Born in Pittsburgh, Earl Wild (1915-2010) displayed extraordinary musical ability from an early age and while still in his early teens, began playing piano and celeste in the Pittsburgh Symphony Orchestra. By the age of nineteen, he was already a concert hall veteran. In 1937, Wild joined the NBC network as staff pianist as well as performing in the NBC Symphony Orchestra under Toscanini. He became the first artist to perform a piano recital on US television.
During World War II, he served in the U.S. Navy as a musician and was also frequently requested to accompany First Lady Eleanor Roosevelt to her many speaking engagements, performing the National Anthem as a prelude to her speeches. After the war, he worked for ABC as staff pianist, conductor and composer until 1968. At the time of his NBC and ABC affiliation, he was also performing many concert engagements around the world.
Wild appeared with nearly every orchestra and performed countless recitals in virtually every country. He collaborated with many of the great conductors, and worked with dozens of prestigious and talented instrumentalists and singers.

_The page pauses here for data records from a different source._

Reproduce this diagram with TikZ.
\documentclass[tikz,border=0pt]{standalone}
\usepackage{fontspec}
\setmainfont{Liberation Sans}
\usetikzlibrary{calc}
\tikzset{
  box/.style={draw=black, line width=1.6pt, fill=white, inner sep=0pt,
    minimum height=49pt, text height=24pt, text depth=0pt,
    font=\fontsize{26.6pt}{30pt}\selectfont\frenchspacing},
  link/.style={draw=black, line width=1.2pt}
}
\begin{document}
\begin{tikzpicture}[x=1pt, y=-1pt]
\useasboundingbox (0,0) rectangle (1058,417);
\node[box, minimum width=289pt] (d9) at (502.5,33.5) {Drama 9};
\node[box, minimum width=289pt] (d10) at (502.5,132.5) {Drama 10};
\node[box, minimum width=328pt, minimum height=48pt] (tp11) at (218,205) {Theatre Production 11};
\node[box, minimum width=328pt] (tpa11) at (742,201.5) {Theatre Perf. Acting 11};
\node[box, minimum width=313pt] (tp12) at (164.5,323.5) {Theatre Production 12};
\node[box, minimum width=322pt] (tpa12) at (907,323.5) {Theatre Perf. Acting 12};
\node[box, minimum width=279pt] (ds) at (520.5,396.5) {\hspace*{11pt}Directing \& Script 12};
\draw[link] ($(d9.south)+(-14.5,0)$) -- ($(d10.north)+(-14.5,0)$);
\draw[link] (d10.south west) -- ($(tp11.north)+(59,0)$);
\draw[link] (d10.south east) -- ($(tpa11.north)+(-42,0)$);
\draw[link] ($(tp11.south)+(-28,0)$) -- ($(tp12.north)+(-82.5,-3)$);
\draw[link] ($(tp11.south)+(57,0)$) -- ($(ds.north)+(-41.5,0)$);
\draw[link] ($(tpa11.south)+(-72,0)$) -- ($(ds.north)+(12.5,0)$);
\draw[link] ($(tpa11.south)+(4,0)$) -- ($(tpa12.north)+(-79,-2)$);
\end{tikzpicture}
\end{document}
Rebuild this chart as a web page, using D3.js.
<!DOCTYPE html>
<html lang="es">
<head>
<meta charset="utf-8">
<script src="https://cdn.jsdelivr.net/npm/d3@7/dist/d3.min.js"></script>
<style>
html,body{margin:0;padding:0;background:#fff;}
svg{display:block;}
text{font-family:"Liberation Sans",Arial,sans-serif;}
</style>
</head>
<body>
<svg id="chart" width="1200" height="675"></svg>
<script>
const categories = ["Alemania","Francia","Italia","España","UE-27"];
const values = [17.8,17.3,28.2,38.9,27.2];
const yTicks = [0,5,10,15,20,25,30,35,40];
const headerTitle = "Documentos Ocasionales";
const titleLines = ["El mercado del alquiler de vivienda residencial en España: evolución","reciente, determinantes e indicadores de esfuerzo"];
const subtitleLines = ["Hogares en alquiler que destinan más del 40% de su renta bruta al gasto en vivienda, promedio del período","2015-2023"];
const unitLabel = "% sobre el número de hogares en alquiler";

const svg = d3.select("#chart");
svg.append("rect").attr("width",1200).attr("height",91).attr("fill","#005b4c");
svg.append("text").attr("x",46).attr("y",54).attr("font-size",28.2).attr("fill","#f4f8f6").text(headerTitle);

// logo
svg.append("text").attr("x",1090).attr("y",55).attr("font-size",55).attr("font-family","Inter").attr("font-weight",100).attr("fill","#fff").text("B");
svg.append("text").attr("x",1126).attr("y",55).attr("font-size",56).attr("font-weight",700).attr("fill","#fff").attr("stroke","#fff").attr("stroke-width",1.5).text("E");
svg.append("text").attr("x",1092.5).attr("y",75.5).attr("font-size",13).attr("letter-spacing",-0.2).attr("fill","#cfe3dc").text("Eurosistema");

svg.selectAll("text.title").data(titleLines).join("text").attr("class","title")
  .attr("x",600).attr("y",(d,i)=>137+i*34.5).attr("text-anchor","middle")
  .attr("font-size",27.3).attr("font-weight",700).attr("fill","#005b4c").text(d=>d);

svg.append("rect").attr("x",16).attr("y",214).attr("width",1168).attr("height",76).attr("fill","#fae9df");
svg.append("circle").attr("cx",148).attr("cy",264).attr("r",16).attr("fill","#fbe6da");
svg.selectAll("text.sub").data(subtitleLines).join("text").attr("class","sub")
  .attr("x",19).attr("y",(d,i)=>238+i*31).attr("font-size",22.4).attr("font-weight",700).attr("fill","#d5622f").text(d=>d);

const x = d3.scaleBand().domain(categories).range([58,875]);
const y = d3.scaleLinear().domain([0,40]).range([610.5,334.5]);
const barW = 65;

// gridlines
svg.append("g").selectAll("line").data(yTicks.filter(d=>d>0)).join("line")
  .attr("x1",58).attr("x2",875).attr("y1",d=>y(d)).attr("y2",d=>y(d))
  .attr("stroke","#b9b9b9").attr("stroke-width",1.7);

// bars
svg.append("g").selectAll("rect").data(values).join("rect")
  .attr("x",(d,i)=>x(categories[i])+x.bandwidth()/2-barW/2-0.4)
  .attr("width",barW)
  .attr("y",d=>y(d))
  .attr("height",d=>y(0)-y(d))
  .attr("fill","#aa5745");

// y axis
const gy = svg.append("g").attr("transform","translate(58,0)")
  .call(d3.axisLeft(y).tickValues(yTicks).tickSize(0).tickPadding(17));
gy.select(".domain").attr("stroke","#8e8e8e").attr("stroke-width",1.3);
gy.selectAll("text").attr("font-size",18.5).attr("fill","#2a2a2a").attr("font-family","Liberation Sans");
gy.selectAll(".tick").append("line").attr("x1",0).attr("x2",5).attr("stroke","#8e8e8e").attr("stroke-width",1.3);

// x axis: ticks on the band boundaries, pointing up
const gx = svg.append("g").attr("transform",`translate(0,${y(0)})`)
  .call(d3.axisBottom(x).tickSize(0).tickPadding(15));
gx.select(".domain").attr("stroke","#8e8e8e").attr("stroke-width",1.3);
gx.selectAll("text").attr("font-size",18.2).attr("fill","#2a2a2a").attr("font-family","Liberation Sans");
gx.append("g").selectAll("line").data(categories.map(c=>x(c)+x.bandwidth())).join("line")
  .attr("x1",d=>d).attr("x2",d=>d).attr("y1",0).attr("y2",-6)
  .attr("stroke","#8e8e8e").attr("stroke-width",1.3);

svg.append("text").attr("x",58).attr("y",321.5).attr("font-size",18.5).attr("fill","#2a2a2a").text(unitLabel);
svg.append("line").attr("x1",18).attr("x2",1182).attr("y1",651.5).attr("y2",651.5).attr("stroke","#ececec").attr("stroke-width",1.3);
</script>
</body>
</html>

From 1952 to 1956, Wild worked with the comedian Sid Caesar on the TV program The Caesar Hour, where he composed and performed the piano background in all the silent movie skits.

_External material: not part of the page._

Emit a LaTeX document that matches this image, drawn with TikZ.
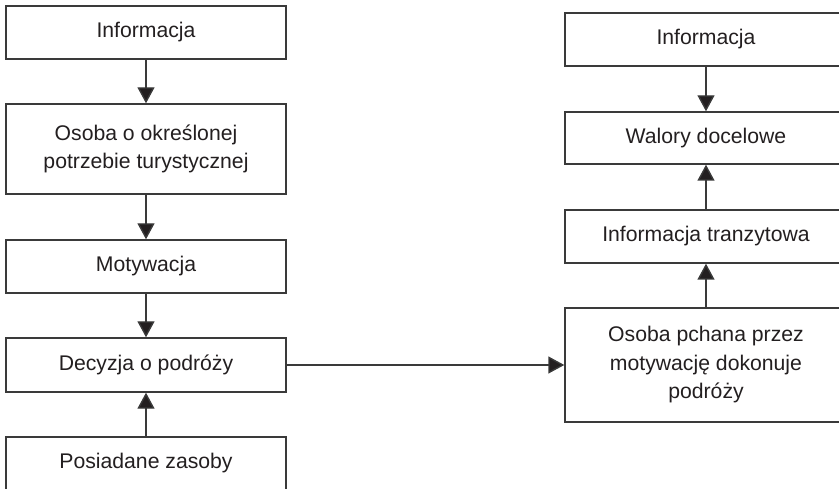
\documentclass[tikz,border=0pt]{standalone}
\usepackage{fontspec}
\setmainfont{Liberation Sans}
\usetikzlibrary{arrows.meta}
\definecolor{edge}{HTML}{3A3A3A}
\definecolor{ink}{HTML}{231F20}
\begin{document}
\begin{tikzpicture}[x=1pt,y=-1pt,
  box/.style={draw=edge,line width=1.4pt,fill=white,text=ink,
    minimum width=280pt,inner sep=0pt,align=center,
    font=\fontsize{21.2pt}{28.5pt}\selectfont},
  link/.style={draw=edge,line width=1.4pt,
    -{Triangle[length=16pt,width=17pt,fill=ink]}}]
  \useasboundingbox (0,0) rectangle (839,489);
  \clip (0,0) rectangle (839,489);
  % left column
  \node[box,minimum height=53pt] (info) at (146,32.5) {Informacja};
  \node[box,minimum height=90pt] (osoba) at (146,149) {Osoba o określonej\\potrzebie turystycznej};
  \node[box,minimum height=53pt] (motyw) at (146,266.5) {Motywacja};
  \node[box,minimum height=54pt] (decyzja) at (146,365) {Decyzja o podróży};
  \node[box,minimum height=53pt] (zasoby) at (146,463.5) {Posiadane zasoby};
  % right column (runs past the right edge)
  \node[box,minimum width=282pt,minimum height=53pt] (info2) at (706,39.5) {Informacja};
  \node[box,minimum width=282pt,minimum height=52pt] (walory) at (706,138) {Walory docelowe};
  \node[box,minimum width=282pt,minimum height=53pt] (tranzyt) at (706,236.5) {Informacja tranzytowa};
  \node[box,minimum width=282pt,minimum height=114pt] (podroz) at (706,365) {Osoba pchana przez\\motywację dokonuje\\podróży};
  % connectors
  \draw[link] (info) -- (osoba);
  \draw[link] (osoba) -- (motyw);
  \draw[link] (motyw) -- (decyzja);
  \draw[link] (zasoby) -- (decyzja);
  \draw[link] (decyzja) -- (podroz);
  \draw[link] (info2) -- (walory);
  \draw[link] (tranzyt) -- (walory);
  \draw[link] (podroz) -- (tranzyt);
\end{tikzpicture}
\end{document}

He performed for six consecutive Presidents of the United States, beginning with Herbert Hoover, and in 1961, was the soloist with the National Symphony at the inauguration ceremonies of President John F Kennedy. In 1986 he was awarded the Liszt Medal by the People's Republic of Hungary in recognition of his long and devoted association with the music of Franz Liszt.
In addition to pursuing his own concert career, Earl Wild actively supported young musicians for over forty years. He served on the faculty of many colleges, universities, and conservatories including The Juilliard School, the Eastman School of Music, and Manhattan School of Music.